Wall adjacency

By ManateeX, in Imperial Assault Rules Questions

At the risk of Jabba spoilers I won't go into too many details, but there's one campaign mission that allows the rebels to perform a special action if they are adjacent to one of the tile walls. Which brought us to the question of what is considered adjacent to a wall, and whether a figure that is on a space next to a corner is considered adjacent. I'll see if I can't demonstrate with a grid here:

[X][X][X][O]

[X][X][O][O]

[X][O][R][O]

O = Empty Space, R = Rebel Figure, X = Nothing (empty tabletop space outside of the map tile)

One of us argued that the figure was next to a corner, not a wall, and was not actually adjacent to the wall. This person figured that a wall should work similarly to a door, which has the rule:

Quote

The spaces that share an edge with a door are the only spaces that are considered to be adjacent to that door.

The other argued that without any explicitly written rules, like the one above specifically written for doors, that adjacency should work just like it does for any other space, which is to say:

Quote

A space is adjacent to each other space that shares an edge or corner with the space.

To which the first person responded that the area outside of the tile isn't really a "space", and that we're not worried about being adjacent to that exterior "space" but rather to the wall itself (which lies on an edge).

I was one of those people, but I could actually see it going either way. More specifically I guess I can see how neither rule fully covers what it means to be adjacent to wall.

Anybody have any thoughts?

Edited by ManateeX

See also the core mission Incoming, which uses "adjacent to the outside edge of a map".

I think the adjacency rules won't help you much, because (like you found out) they only define adjacency to spaces or figures. You need to fall back to everyday interpretation of adjacent.

Thus, I would say if a space shares an edge or a corner with a wall, the space (and a figure occupying the space) is adjacent to the wall.

If you consider thematics, it would be strange to exclude the spaces that only share a corner.
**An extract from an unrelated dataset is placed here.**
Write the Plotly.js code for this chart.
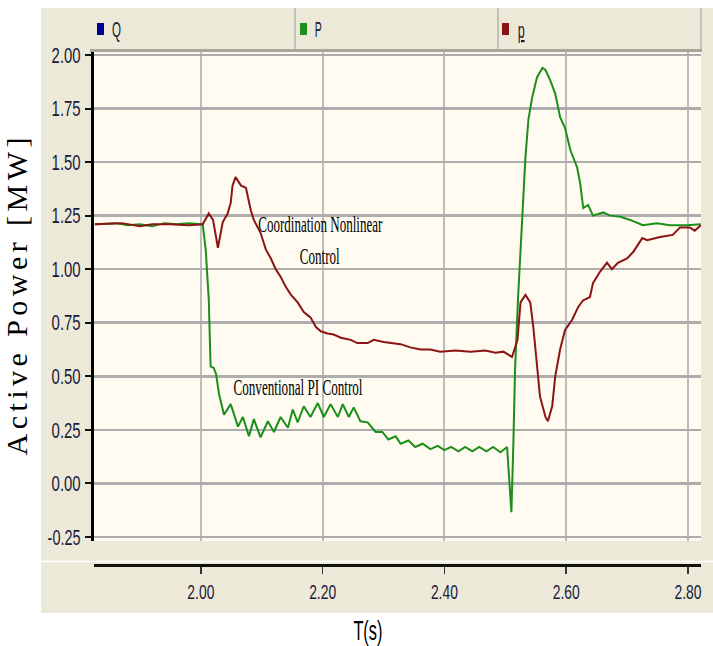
<!DOCTYPE html>
<html>
<head>
<meta charset="utf-8">
<script src="https://cdn.plot.ly/plotly-3.0.1.min.js"></script>
<style>
  html, body { margin: 0; padding: 0; background: #ffffff; }
  #chart { width: 713px; height: 646px; }
</style>
</head>
<body>
<div id="chart"></div>
<script>
// ---- data ----
const seriesNames = ['Q', 'P', 'p'];
const seriesColors = ['#000090', '#1a8f1a', '#8b1414'];

// P : conventional PI control (green)
const timeP = [1.826, 1.86, 1.88, 1.90, 1.92, 1.94, 1.96, 1.98, 2.00, 2.003,
  2.008, 2.013, 2.016, 2.021, 2.025, 2.030, 2.038, 2.049, 2.061, 2.069,
  2.079, 2.087, 2.098, 2.110, 2.120, 2.131, 2.143, 2.151, 2.159, 2.169,
  2.180, 2.192, 2.202, 2.213, 2.225, 2.233, 2.243, 2.251, 2.262, 2.274,
  2.287, 2.298, 2.308, 2.320, 2.328, 2.341, 2.352, 2.364, 2.377, 2.389,
  2.400, 2.411, 2.423, 2.434, 2.446, 2.457, 2.469, 2.480, 2.492, 2.503,
  2.505, 2.510, 2.513, 2.516, 2.521, 2.528, 2.533, 2.538, 2.544, 2.552,
  2.561, 2.566, 2.574, 2.582, 2.590, 2.598, 2.607, 2.618, 2.623, 2.628,
  2.636, 2.644, 2.661, 2.672, 2.689, 2.705, 2.726, 2.749, 2.770, 2.798, 2.821];
const valueP = [1.21, 1.215, 1.205, 1.21, 1.20, 1.215, 1.21, 1.215, 1.21, 1.21,
  1.09, 0.857, 0.545, 0.54, 0.51, 0.415, 0.32, 0.37, 0.265, 0.31,
  0.22, 0.30, 0.215, 0.29, 0.24, 0.31, 0.26, 0.345, 0.285, 0.36,
  0.31, 0.375, 0.31, 0.37, 0.31, 0.37, 0.31, 0.355, 0.29, 0.285,
  0.24, 0.24, 0.205, 0.22, 0.185, 0.20, 0.17, 0.185, 0.16, 0.175,
  0.155, 0.17, 0.15, 0.17, 0.15, 0.17, 0.15, 0.17, 0.145, 0.17,
  0.08, -0.135, 0.16, 0.53, 0.87, 1.24, 1.52, 1.70, 1.80, 1.895,
  1.94, 1.93, 1.88, 1.82, 1.71, 1.66, 1.555, 1.475, 1.40, 1.285,
  1.30, 1.25, 1.265, 1.25, 1.245, 1.23, 1.205, 1.215, 1.205, 1.205, 1.21];

// p : coordination nonlinear control (dark red)
const timeR = [1.826, 1.87, 1.90, 1.92, 1.95, 1.98, 2.003,
  2.013, 2.020, 2.028, 2.036, 2.044, 2.049, 2.052, 2.057, 2.066, 2.074,
  2.082, 2.087, 2.098, 2.107, 2.115, 2.123, 2.131, 2.139, 2.148, 2.159,
  2.169, 2.180, 2.189, 2.197, 2.208, 2.218, 2.230, 2.246, 2.257, 2.274,
  2.284, 2.300, 2.311, 2.328, 2.344, 2.361, 2.377, 2.393, 2.418, 2.443,
  2.467, 2.484, 2.497, 2.511, 2.520, 2.525, 2.533, 2.541, 2.546, 2.552,
  2.557, 2.566, 2.570, 2.577, 2.582, 2.590, 2.598, 2.610, 2.620, 2.628,
  2.639, 2.644, 2.656, 2.667, 2.675, 2.685, 2.700, 2.710, 2.725, 2.733,
  2.754, 2.775, 2.787, 2.803, 2.811, 2.821];
const valueR = [1.21, 1.215, 1.20, 1.21, 1.21, 1.205, 1.21,
  1.26, 1.23, 1.10, 1.22, 1.26, 1.31, 1.39, 1.43, 1.39, 1.38,
  1.275, 1.23, 1.17, 1.09, 1.05, 1.00, 0.965, 0.92, 0.88, 0.845,
  0.80, 0.775, 0.73, 0.71, 0.70, 0.695, 0.68, 0.67, 0.655, 0.655,
  0.67, 0.66, 0.655, 0.65, 0.635, 0.625, 0.625, 0.615, 0.62, 0.615,
  0.62, 0.61, 0.615, 0.59, 0.67, 0.845, 0.88, 0.845, 0.73, 0.545,
  0.405, 0.31, 0.29, 0.36, 0.50, 0.625, 0.715, 0.765, 0.825, 0.855,
  0.87, 0.935, 0.99, 1.03, 1.00, 1.03, 1.05, 1.08, 1.145, 1.135,
  1.15, 1.16, 1.195, 1.195, 1.18, 1.205];

const yTicks = [-0.25, 0.00, 0.25, 0.50, 0.75, 1.00, 1.25, 1.50, 1.75, 2.00];
const yTickLabels = ['-0.25', '0.00', '0.25', '0.50', '0.75', '1.00', '1.25', '1.50', '1.75', '2.00'];
const xTicks = [2.00, 2.20, 2.40, 2.60, 2.80];
const xTickLabels = ['2.00', '2.20', '2.40', '2.60', '2.80'];
const labelNonlinear = ['Coordination Nonlinear', 'Control'];
const labelPI = 'Conventional PI Control';
const xTitle = 'T(s)';
const yTitle = 'Active Power [MW]';

// ---- layout helpers (pixel -> paper) ----
const W = 713, H = 646, ML = 94, MR = 12, MT = 52, MB = 81;
const PW = W - ML - MR, PH = H - MT - MB;
const px = x => (x - ML) / PW;
const py = y => (H - MB - y) / PH;

const beige = '#ECE9D8';
const sans = 'Liberation Sans, Arial, sans-serif';
const serif = 'Liberation Serif, Times New Roman, serif';

const traces = [
  { x: timeP, y: valueP, name: seriesNames[1], type: 'scatter', mode: 'lines',
    line: { color: seriesColors[1], width: 2 } },
  { x: timeR, y: valueR, name: seriesNames[2], type: 'scatter', mode: 'lines',
    line: { color: seriesColors[2], width: 2 } }
];

const shapes = [
  // white surrounds
  { type: 'rect', xref: 'paper', yref: 'paper', x0: -0.3, x1: px(41), y0: -0.3, y1: 1.3,
    fillcolor: '#ffffff', line: { width: 0 }, layer: 'below' },
  { type: 'rect', xref: 'paper', yref: 'paper', x0: -0.3, x1: 1.3, y0: py(8), y1: 1.3,
    fillcolor: '#ffffff', line: { width: 0 }, layer: 'below' },
  { type: 'rect', xref: 'paper', yref: 'paper', x0: -0.3, x1: 1.3, y0: -0.3, y1: py(613),
    fillcolor: '#ffffff', line: { width: 0 }, layer: 'below' },
  // legend bar separators and plot top border
  { type: 'line', xref: 'paper', yref: 'paper', x0: px(295), x1: px(295), y0: py(8), y1: py(50),
    line: { color: '#b4b4ac', width: 1.5 } },
  { type: 'line', xref: 'paper', yref: 'paper', x0: px(498), x1: px(498), y0: py(8), y1: py(50),
    line: { color: '#b4b4ac', width: 1.5 } },
  { type: 'line', xref: 'paper', yref: 'paper', x0: px(701), x1: px(701), y0: py(8), y1: py(50),
    line: { color: '#b4b4ac', width: 1.5 } },
  { type: 'line', xref: 'paper', yref: 'paper', x0: px(90), x1: px(702), y0: py(50.5), y1: py(50.5),
    line: { color: '#a6a69e', width: 3 } },
  // separator above the x-axis strip
  { type: 'line', xref: 'paper', yref: 'paper', x0: px(41), x1: px(713), y0: py(561.5), y1: py(561.5),
    line: { color: '#ffffff', width: 1.5 } },
  // legend colour squares
  { type: 'rect', xref: 'paper', yref: 'paper', x0: px(97), x1: px(104), y0: py(35), y1: py(23),
    fillcolor: seriesColors[0], line: { width: 0 } },
  { type: 'rect', xref: 'paper', yref: 'paper', x0: px(300), x1: px(307), y0: py(35), y1: py(23),
    fillcolor: seriesColors[1], line: { width: 0 } },
  { type: 'rect', xref: 'paper', yref: 'paper', x0: px(502), x1: px(509), y0: py(35), y1: py(23),
    fillcolor: seriesColors[2], line: { width: 0 } }
];

// target widths (px) for the tall, condensed lettering of the original
const annotations = [
  { xref: 'paper', yref: 'paper', x: px(116), y: py(30), xanchor: 'center', yanchor: 'middle',
    text: seriesNames[0], showarrow: false, font: { family: sans, size: 22, color: '#1a1a2e' }, _w: 9 },
  { xref: 'paper', yref: 'paper', x: px(318.5), y: py(30), xanchor: 'center', yanchor: 'middle',
    text: seriesNames[1], showarrow: false, font: { family: sans, size: 22, color: '#1a1a2e' }, _w: 7 },
  { xref: 'paper', yref: 'paper', x: px(520.5), y: py(31), xanchor: 'center', yanchor: 'middle',
    text: '<u>' + seriesNames[2] + '</u>', showarrow: false, font: { family: sans, size: 22, color: '#1a1a2e' }, _w: 7 },
  { xref: 'paper', yref: 'paper', x: px(320), y: py(224), xanchor: 'center', yanchor: 'middle',
    text: labelNonlinear[0], showarrow: false, font: { family: serif, size: 24, color: '#000000' }, _w: 124 },
  { xref: 'paper', yref: 'paper', x: px(320), y: py(256), xanchor: 'center', yanchor: 'middle',
    text: labelNonlinear[1], showarrow: false, font: { family: serif, size: 24, color: '#000000' }, _w: 40 },
  { xref: 'paper', yref: 'paper', x: px(297.5), y: py(387), xanchor: 'center', yanchor: 'middle',
    text: labelPI, showarrow: false, font: { family: serif, size: 24, color: '#000000' }, _w: 129 },
  { xref: 'paper', yref: 'paper', x: px(368), y: py(630), xanchor: 'center', yanchor: 'middle',
    text: xTitle, showarrow: false, font: { family: sans, size: 28, color: '#000000' }, _w: 29 }
];
const annWidths = annotations.map(a => a._w);
annotations.forEach(a => delete a._w);

const layout = {
  width: W, height: H,
  margin: { l: ML, r: MR, t: MT, b: MB, pad: 0 },
  paper_bgcolor: beige,
  plot_bgcolor: '#FFFBF0',
  showlegend: false,
  xaxis: {
    range: [1.8245, 2.8214],
    anchor: 'free', position: 0,
    tickvals: xTicks, ticktext: xTickLabels,
    ticks: 'outside', ticklen: 7, tickwidth: 1.5, tickcolor: '#333',
    showline: true, linecolor: '#111', linewidth: 3,
    showgrid: true, gridcolor: '#bcbcbc', gridwidth: 2,
    zeroline: false,
    tickfont: { family: sans, size: 21, color: '#1a1a3a' }
  },
  yaxis: {
    range: [-0.269, 2.014],
    domain: [py(541), 1],
    tickvals: yTicks, ticktext: yTickLabels,
    ticks: 'outside', ticklen: 6, tickwidth: 2, tickcolor: '#111',
    showline: true, linecolor: '#000', linewidth: 3,
    showgrid: true, gridcolor: '#adadad', gridwidth: 2.5,
    zeroline: false,
    tickfont: { family: sans, size: 22, color: '#1a1a3a' },
    title: { text: yTitle, font: { family: serif, size: 30, color: '#000' }, standoff: 8 }
  },
  shapes: shapes,
  annotations: annotations
};

function squeeze(el, target, mode) {
  el.setAttribute('textLength', String(target));
  el.setAttribute('lengthAdjust', mode || 'spacingAndGlyphs');
}

Plotly.newPlot('chart', traces, layout, { staticPlot: true, displayModeBar: false }).then(() => {
  const root = document.getElementById('chart');
  const yt = root.querySelector('.ytitle');
  if (yt) squeeze(yt, 318, 'spacing');
  root.querySelectorAll('.ytick text').forEach(el => {
    const n = el.textContent.length;
    squeeze(el, n >= 5 ? 33 : 29);
  });
  root.querySelectorAll('.xtick text').forEach(el => squeeze(el, 27));
  root.querySelectorAll('.annotation-text').forEach((el, i) => {
    if (annWidths[i]) squeeze(el, annWidths[i]);
  });
});
</script>
</body>
</html>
(Edit: doors are very special objects, so you can't infer anything from the door rules.)

Edited by a1bert

I'm about to play this mission, and I hadn't thought of that possible confusion yet. Thanks for pointing it out! I'm inclined to agree with a1bert on this; doors don't help much because they are bizarre, and everything else is adjacent even if only corners are touching.

Glad to hear that we played it correctly in the end, or at least that we went with what seems to be the common interpretation. I figured that it would make sense from a thematic perspective that if you could move there then you could also do the special action there. But as with any edge case (hah!) in a board game like this, the thematically appropriate ruling is not always the correct one.

I agree with both of you, though, that since we don't seem to have been given an explicit ruling in the books that it makes sense to play thematically. Thanks!

Also in the end I don't think it would have ended up affecting the mission outcome either way, though it was starting to look tight there for a second.